You reap what you sow--sometimes beyond. I have great sympathy for big brother Tim, whose preschool sister Miss M. is horning in on his LOTR books.
A couple of weeks ago I culled some of our bookshelves and put the extras and giveaways in a box. I asked the Squirrelings to have a look through it and please make sure I wasn't giving away anything that they really wanted.
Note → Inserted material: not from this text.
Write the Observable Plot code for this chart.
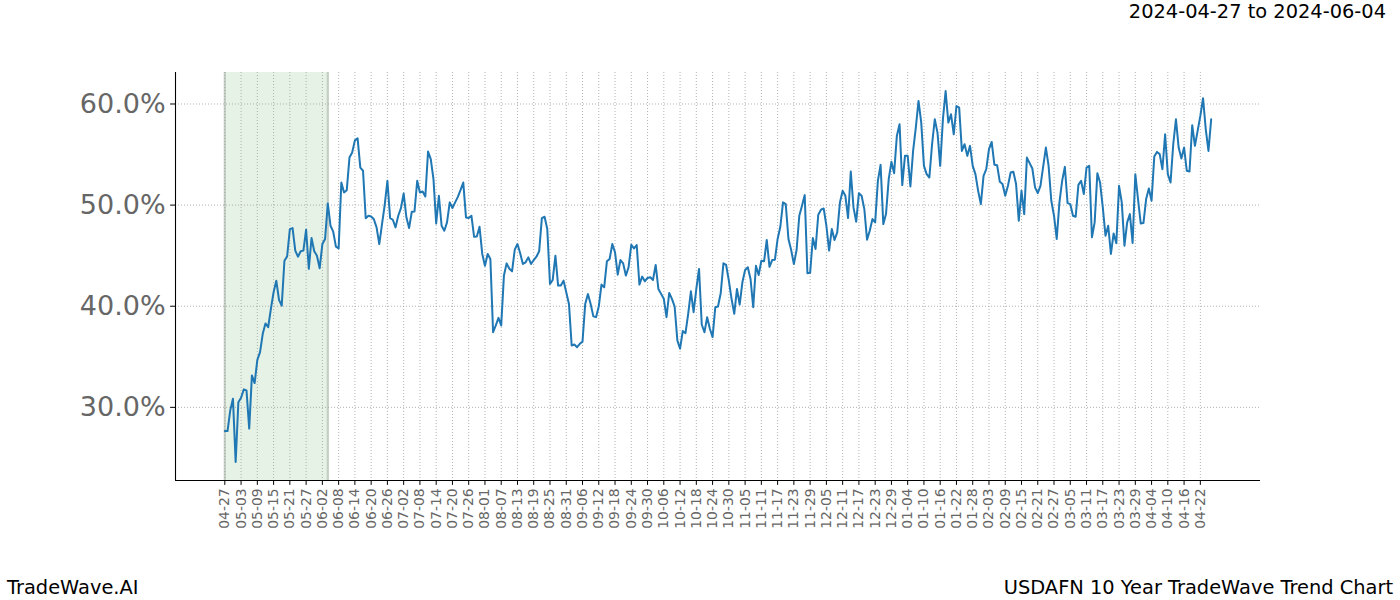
<!DOCTYPE html>
<html><head><meta charset="utf-8">
<script src="https://cdn.jsdelivr.net/npm/d3@7"></script>
<script src="https://cdn.jsdelivr.net/npm/@observablehq/plot@0.6"></script>
<style>
body{margin:0;background:#fff;font-family:"DejaVu Sans",sans-serif;}
#wrap{width:1400px;height:600px;overflow:hidden;background:#fff}
#title{height:32px;box-sizing:border-box;text-align:right;padding-right:14px;font-size:19.4px;line-height:24px;color:#000}
#footer{height:32px;box-sizing:border-box;padding:8px 7px 0 7px;display:flex;justify-content:space-between;font-size:19.4px;line-height:24px;color:#000}
#chart svg{display:block}
</style></head>
<body><div id="wrap"><div id="title">2024-04-27 to 2024-06-04</div><div id="chart"></div><div id="footer"><span>TradeWave.AI</span><span>USDAFN 10 Year TradeWave Trend Chart</span></div></div>
<script>
// Daily series starting at startDate (one value per calendar day)
const startDate = "2024-04-27";
const values = [
27.66, 27.66, 29.7, 30.86, 24.6, 30.5, 30.95, 31.78, 31.68, 27.9,
33.16, 32.4, 34.7, 35.46, 37.27, 38.3, 37.92, 39.74, 41.38, 42.53,
40.63, 40.06, 44.5, 44.93, 47.63, 47.73, 45.5, 44.9, 45.43, 45.5,
47.57, 43.7, 46.75, 45.43, 45.0, 43.75, 46.15, 46.65, 50.16, 47.96,
47.37, 45.89, 45.72, 52.23, 51.25, 51.48, 54.7, 55.2, 56.4, 56.6,
53.7, 53.4, 48.7, 48.95, 48.88, 48.6, 47.8, 46.15, 48.1, 50.0,
52.4, 48.72, 48.55, 47.8, 48.95, 49.7, 51.15, 48.8, 47.73, 49.34,
49.37, 52.4, 51.25, 51.35, 50.85, 55.3, 54.54, 52.57, 48.19, 50.92,
47.96, 47.47, 48.29, 50.27, 49.71, 50.27, 50.82, 51.5, 52.23, 48.78,
48.72, 48.95, 46.87, 46.9, 47.86, 45.17, 44.0, 45.17, 44.67, 37.43,
38.1, 38.85, 38.1, 43.03, 44.24, 43.7, 43.45, 45.6, 46.15, 45.23,
44.18, 44.34, 44.83, 44.18, 44.57, 44.9, 45.43, 48.72, 48.85, 47.63,
42.2, 42.6, 45.0, 42.04, 42.04, 42.53, 41.38, 40.23, 36.12, 36.22,
35.95, 36.28, 36.5, 40.23, 41.2, 40.23, 39.0, 38.92, 39.97, 42.14,
41.87, 44.44, 44.67, 46.15, 45.33, 43.12, 44.57, 44.24, 43.03, 43.85,
46.08, 45.72, 46.05, 42.14, 42.93, 42.47, 42.8, 42.87, 42.6, 44.08,
41.71, 41.22, 40.73, 38.92, 41.32, 40.73, 39.97, 36.62, 35.8, 37.54,
37.33, 39.25, 41.48, 39.41, 41.71, 43.69, 38.19, 37.43, 38.92, 37.77,
36.95, 39.9, 39.97, 41.28, 44.24, 44.08, 42.53, 40.73, 39.25, 41.71,
40.16, 42.37, 43.59, 43.85, 42.7, 39.9, 44.0, 43.09, 44.5, 44.44,
46.55, 43.9, 44.57, 44.6, 46.65, 47.86, 50.27, 50.1, 46.65, 45.56,
44.18, 45.56, 48.95, 49.93, 50.99, 43.26, 43.3, 46.75, 45.66, 49.05,
49.54, 49.67, 47.96, 45.5, 47.63, 46.55, 47.3, 50.27, 51.41, 50.92,
48.72, 53.32, 49.77, 48.36, 51.18, 50.92, 49.6, 46.58, 47.47, 48.62,
48.29, 52.4, 53.98, 48.12, 49.11, 52.57, 54.28, 53.16, 56.84, 58.0,
51.98, 54.87, 54.87, 51.84, 55.36, 57.66, 60.3, 58.16, 53.88, 53.06,
52.73, 56.02, 58.49, 57.17, 53.88, 58.49, 61.28, 58.16, 58.98, 57.0,
59.8, 59.64, 55.36, 56.02, 54.87, 55.86, 53.88, 53.06, 51.41, 50.1,
52.9, 53.55, 55.53, 56.25, 53.98, 53.95, 52.3, 52.08, 50.92, 51.91,
53.22, 53.29, 52.08, 48.45, 51.41, 49.11, 54.7, 54.15, 53.62, 51.75,
51.19, 51.91, 53.8, 55.69, 53.88, 50.43, 48.95, 46.65, 50.27, 52.4,
53.78, 50.2, 50.1, 48.95, 48.85, 52.0, 52.4, 51.09, 53.72, 53.88,
46.81, 48.29, 53.16, 52.23, 49.77, 46.97, 47.96, 45.17, 47.2, 46.22,
51.91, 50.27, 45.99, 48.29, 49.11, 46.26, 53.06, 50.6, 48.19, 48.22,
50.6, 51.64, 50.43, 54.8, 55.26, 55.04, 53.55, 57.0, 53.06, 52.23,
56.02, 58.49, 55.69, 54.6, 55.69, 53.39, 53.32, 57.9, 55.86, 57.34,
58.82, 60.57, 57.5, 55.36, 58.49
];

const tickDates = [
"2024-04-27","2024-05-03","2024-05-09","2024-05-15","2024-05-21","2024-05-27",
"2024-06-02","2024-06-08","2024-06-14","2024-06-20","2024-06-26","2024-07-02",
"2024-07-08","2024-07-14","2024-07-20","2024-07-26","2024-08-01","2024-08-07",
"2024-08-13","2024-08-19","2024-08-25","2024-08-31","2024-09-06","2024-09-12",
"2024-09-18","2024-09-24","2024-09-30","2024-10-06","2024-10-12","2024-10-18",
"2024-10-24","2024-10-30","2024-11-05","2024-11-11","2024-11-17","2024-11-23",
"2024-11-29","2024-12-05","2024-12-11","2024-12-17","2024-12-23","2024-12-29",
"2025-01-04","2025-01-10","2025-01-16","2025-01-22","2025-01-28","2025-02-03",
"2025-02-09","2025-02-15","2025-02-21","2025-02-27","2025-03-05","2025-03-11",
"2025-03-17","2025-03-23","2025-03-29","2025-04-04","2025-04-10","2025-04-16",
"2025-04-22"
];
const shadeRange = ["2024-04-27", "2024-06-04"];
const yTicks = [30, 40, 50, 60];

const parse = d3.utcParse("%Y-%m-%d");
const start = parse(startDate);
const days = d3.utcDay.range(start, d3.utcDay.offset(start, values.length));
const rows = values.map((v, i) => ({date: days[i], value: v}));
const last = days[days.length - 1];
const xpad = (last - start) * 0.05;
const xDomain = [new Date(+start - xpad), new Date(+last + xpad)];
const [ymin, ymax] = d3.extent(values);
const ypad = (ymax - ymin) * 0.05;
const yDomain = [ymin - ypad, ymax + ypad];
const ticks = tickDates.map(parse);
const shade = shadeRange.map(parse);

const chart = Plot.plot({
  width: 1400,
  height: 536,
  marginLeft: 175,
  marginRight: 140,
  marginTop: 40,
  marginBottom: 88,
  style: {fontFamily: "DejaVu Sans", background: "#fff", overflow: "visible"},
  x: {type: "utc", domain: xDomain},
  y: {domain: yDomain},
  marks: [
    Plot.rect([{x1: shade[0], x2: shade[1]}], {x1: "x1", x2: "x2", fill: "#008000", fillOpacity: 0.1}),
    Plot.ruleX(shade, {stroke: "#c4cec4", strokeWidth: 2.2}),
    Plot.gridX({ticks: ticks, stroke: "#a0a0a0", strokeOpacity: 1, strokeWidth: 0.8, strokeDasharray: "1,2"}),
    Plot.gridY({ticks: yTicks, stroke: "#a0a0a0", strokeOpacity: 1, strokeWidth: 0.8, strokeDasharray: "1,2"}),
    Plot.axisX({ticks: ticks, tickFormat: d3.utcFormat("%m-%d"), tickRotate: -90, tickSize: 4.9, tickPadding: 3, fontSize: 13.9, fill: "#666", stroke: "#000", label: null}),
    Plot.axisY({ticks: yTicks, tickFormat: d => d.toFixed(1) + "%", tickSize: 4.9, tickPadding: 5, fontSize: 27, fill: "#666", stroke: "#000", label: null}),
    Plot.ruleX([xDomain[0]], {stroke: "#000", strokeWidth: 1.1}),
    Plot.ruleY([yDomain[0]], {stroke: "#000", strokeWidth: 1.1}),
    Plot.line(rows, {x: "date", y: "value", stroke: "#1f77b4", strokeWidth: 2})
  ]
});
document.getElementById("chart").appendChild(chart);
</script>
</body></html>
Crayons went through it and came up with a pile up to her knees of books she wanted. Not anything I'd read to her or that she'd read herself--these were books that, for some reason or other, she Just Wanted to Keep. The list included an extra copy of Kidnapped ("I've been dying to read that book!"), a 3-volume Ladybird set about great artists ("Mama, look, it has Van Gogh in it!"), Plays Children Love, Modern Plays, Pauline Johnson's poems, Maryanne Caswell's memoir Pioneer Girl, Hind's Feet on High Places, and a book of Hanukkah riddles. And about three others that I convinced her we did already have other copies of. And a book of fairy tales (do you know how many other books of fairy tales we have?).
Most of those books were nothing I'd pick for a six-year-old. Truth is, other than the fairy tales and maybe the artists, I doubt she'll even find them interesting for a long time yet. But I can see it happening already: the bug is there. This will be a girl who asks for her own box at library sales.
1 comment:
Ah, the premonitions! I love the picture!
Kind of reminds me of the time I told the kids to purge some books. The eldest came up with a great solution and promptly handed me his sister's books. "There Mom, you can get rid of all of these, we have to keep the rest."